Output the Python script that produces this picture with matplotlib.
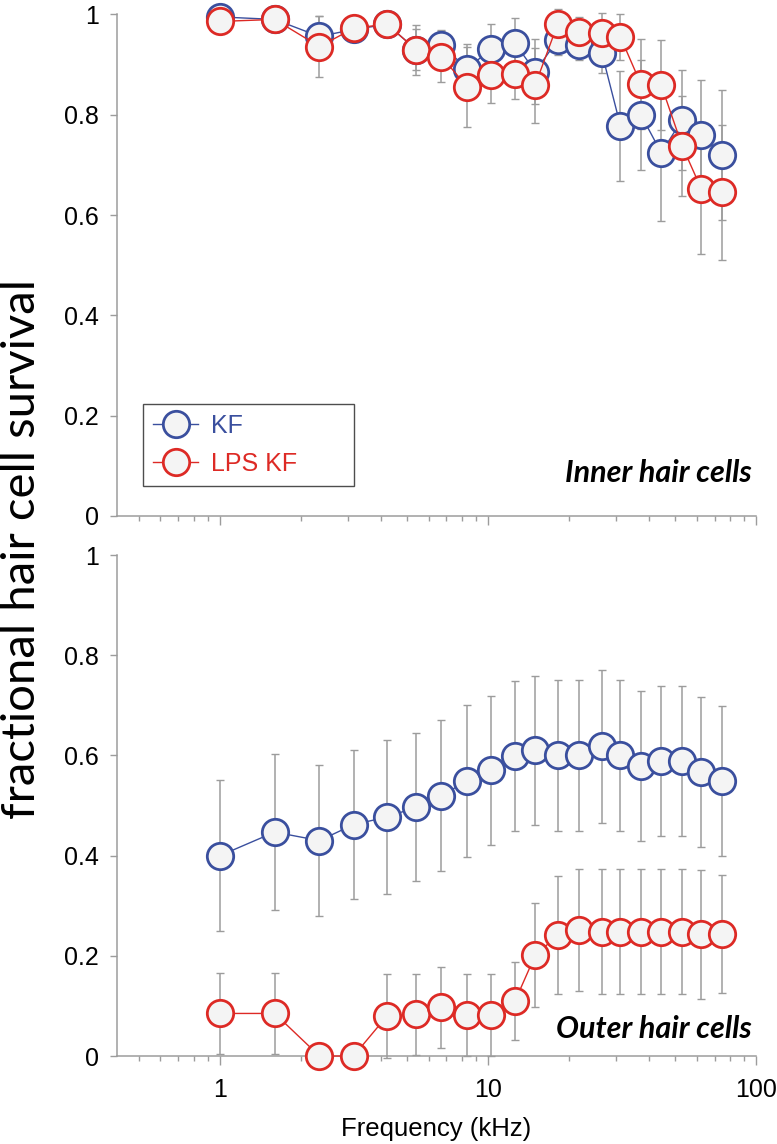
import matplotlib
matplotlib.use("Agg")
import matplotlib.pyplot as plt
from matplotlib.lines import Line2D
from matplotlib.ticker import FixedLocator, FixedFormatter, LogLocator, NullFormatter

plt.rcParams['font.family'] = ['Liberation Sans', 'DejaVu Sans']

# frequency (kHz), same sampling for both groups
freq = [1.0, 1.6, 2.35, 3.15, 4.2, 5.4, 6.7, 8.35, 10.3, 12.6,
        15.0, 18.2, 21.8, 26.6, 31.2, 37.2, 44.3, 53.0, 62.5, 74.5]

# inner hair cells
ihc_kf = [0.995, 0.99, 0.956, 0.97, 0.98, 0.93, 0.939, 0.892, 0.931, 0.943,
          0.886, 0.949, 0.939, 0.923, 0.778, 0.80, 0.724, 0.79, 0.76, 0.72]
ihc_kf_err = [0.01, 0.01, 0.04, 0.01, 0.01, 0.04, 0.03, 0.05, 0.05, 0.05,
              0.064, 0.03, 0.03, 0.04, 0.11, 0.11, 0.135, 0.10, 0.11, 0.13]
ihc_lps = [0.986, 0.99, 0.936, 0.972, 0.981, 0.929, 0.916, 0.856, 0.879, 0.881,
           0.859, 0.981, 0.964, 0.962, 0.955, 0.861, 0.859, 0.738, 0.652, 0.645]
ihc_lps_err = [0.01, 0.01, 0.06, 0.01, 0.01, 0.05, 0.05, 0.08, 0.055, 0.05,
               0.075, 0.03, 0.03, 0.04, 0.045, 0.09, 0.09, 0.10, 0.13, 0.135]

# outer hair cells
ohc_kf = [0.40, 0.447, 0.43, 0.462, 0.477, 0.497, 0.52, 0.549, 0.57, 0.599,
          0.61, 0.60, 0.60, 0.618, 0.60, 0.579, 0.589, 0.589, 0.567, 0.549]
ohc_kf_err = [0.15, 0.155, 0.15, 0.148, 0.153, 0.148, 0.151, 0.152, 0.148, 0.15,
              0.148, 0.15, 0.15, 0.153, 0.15, 0.15, 0.15, 0.15, 0.15, 0.15]
ohc_lps = [0.085, 0.085, 0.0, 0.0, 0.08, 0.083, 0.097, 0.082, 0.082, 0.109,
           0.201, 0.241, 0.251, 0.248, 0.248, 0.248, 0.248, 0.248, 0.243, 0.243]
ohc_lps_err = [0.08, 0.08, 0.0, 0.0, 0.083, 0.08, 0.08, 0.081, 0.081, 0.078,
               0.104, 0.118, 0.122, 0.125, 0.125, 0.125, 0.125, 0.125, 0.129, 0.118]

yticks = [0, 0.2, 0.4, 0.6, 0.8, 1]
ytick_labels = ['0', '0.2', '0.4', '0.6', '0.8', '1']
xticks = [1, 10, 100]
xtick_labels = ['1', '10', '100']

BLUE = '#3a4f9e'
RED = '#dd2a25'
FACE = '#f4f4f4'
GRAY = '#9c9c9c'


def draw_series(ax, y, err, color, z):
    ax.errorbar(freq, y, yerr=err, fmt='none', ecolor=GRAY, elinewidth=1.1,
                capsize=2.6, capthick=1.0, zorder=1, clip_on=False)
    ax.plot(freq, y, '-', color=color, lw=1.0, marker='o', ms=19,
            mfc=FACE, mec=color, mew=2.0, zorder=z, clip_on=False)


def style_axes(ax, show_xlabels):
    ax.set_xscale('log')
    ax.set_xlim(0.413, 100)
    ax.set_ylim(0, 1)
    for s in ['top', 'right']:
        ax.spines[s].set_visible(False)
    for s in ['left', 'bottom']:
        ax.spines[s].set_color(GRAY)
        ax.spines[s].set_linewidth(1.1)
    ax.yaxis.set_major_locator(FixedLocator(yticks))
    ax.yaxis.set_major_formatter(FixedFormatter(ytick_labels))
    ax.xaxis.set_major_locator(FixedLocator(xticks))
    ax.xaxis.set_minor_locator(LogLocator(base=10, subs=range(2, 10)))
    ax.xaxis.set_minor_formatter(NullFormatter())
    if show_xlabels:
        ax.xaxis.set_major_formatter(FixedFormatter(xtick_labels))
    else:
        ax.xaxis.set_major_formatter(NullFormatter())
    ax.tick_params(axis='y', which='major', direction='out', length=5,
                   width=1, color=GRAY, labelsize=18, pad=8)
    ax.tick_params(axis='x', which='major', direction='out', length=6.5,
                   width=1, color=GRAY, labelsize=18, pad=9)
    ax.tick_params(axis='x', which='minor', direction='out', length=3.5,
                   width=1, color=GRAY)


fig = plt.figure(figsize=(7.77, 11.44), dpi=100)
ax_top = fig.add_axes([0.1506, 0.549, 0.8224, 0.4384])
ax_bot = fig.add_axes([0.1506, 0.0769, 0.8224, 0.4379])

draw_series(ax_top, ihc_kf, ihc_kf_err, BLUE, 3)
draw_series(ax_top, ihc_lps, ihc_lps_err, RED, 4)
draw_series(ax_bot, ohc_kf, ohc_kf_err, BLUE, 3)
draw_series(ax_bot, ohc_lps, ohc_lps_err, RED, 4)

style_axes(ax_top, False)
style_axes(ax_bot, True)

ax_bot.set_xlabel('Frequency (kHz)', fontsize=18.5, labelpad=11)

label_font = ['Lato', 'DejaVu Sans']
ax_top.text(0.994, 0.086, 'Inner hair cells', transform=ax_top.transAxes,
            ha='right', va='center', fontsize=22, fontweight='bold',
            fontstyle='italic', family=label_font)
ax_bot.text(0.994, 0.054, 'Outer hair cells', transform=ax_bot.transAxes,
            ha='right', va='center', fontsize=22, fontweight='bold',
            fontstyle='italic', family=label_font)

handles = [
    Line2D([], [], color=BLUE, lw=1.0, marker='o', ms=19, mfc=FACE, mec=BLUE, mew=2.0),
    Line2D([], [], color=RED, lw=1.0, marker='o', ms=19, mfc=FACE, mec=RED, mew=2.0),
]
leg = ax_top.legend(handles, ['KF', 'LPS KF'], loc='lower left',
                    bbox_to_anchor=(0.0407, 0.06, 0.330, 0.16), mode='expand',
                    borderaxespad=0, fontsize=18, frameon=True, fancybox=False,
                    handlelength=1.8, handletextpad=0.5, labelspacing=0.55,
                    borderpad=0.4)
leg.get_frame().set_edgecolor('#222222')
leg.get_frame().set_linewidth(1.0)
for txt, c in zip(leg.get_texts(), [BLUE, RED]):
    txt.set_color(c)

fig.text(0.028, 0.52, 'fractional hair cell survival', rotation=90,
         ha='center', va='center', fontsize=34, family=['Lato', 'DejaVu Sans'])

fig.savefig('out.png', dpi=100, facecolor='white')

### Task goal
Please take the lines from the beginning of the data above through the line holding "15.0, 18.2, 21.8, 26.6, 31.2, 37.2, 44.3, 53.0, 62.5, 74.5]" and transcribe them exactly, without any pictures.

### Task answer
Output the Python script that produces this picture with matplotlib.
import matplotlib
matplotlib.use("Agg")
import matplotlib.pyplot as plt
from matplotlib.lines import Line2D
from matplotlib.ticker import FixedLocator, FixedFormatter, LogLocator, NullFormatter

plt.rcParams['font.family'] = ['Liberation Sans', 'DejaVu Sans']

# frequency (kHz), same sampling for both groups
freq = [1.0, 1.6, 2.35, 3.15, 4.2, 5.4, 6.7, 8.35, 10.3, 12.6,
        15.0, 18.2, 21.8, 26.6, 31.2, 37.2, 44.3, 53.0, 62.5, 74.5]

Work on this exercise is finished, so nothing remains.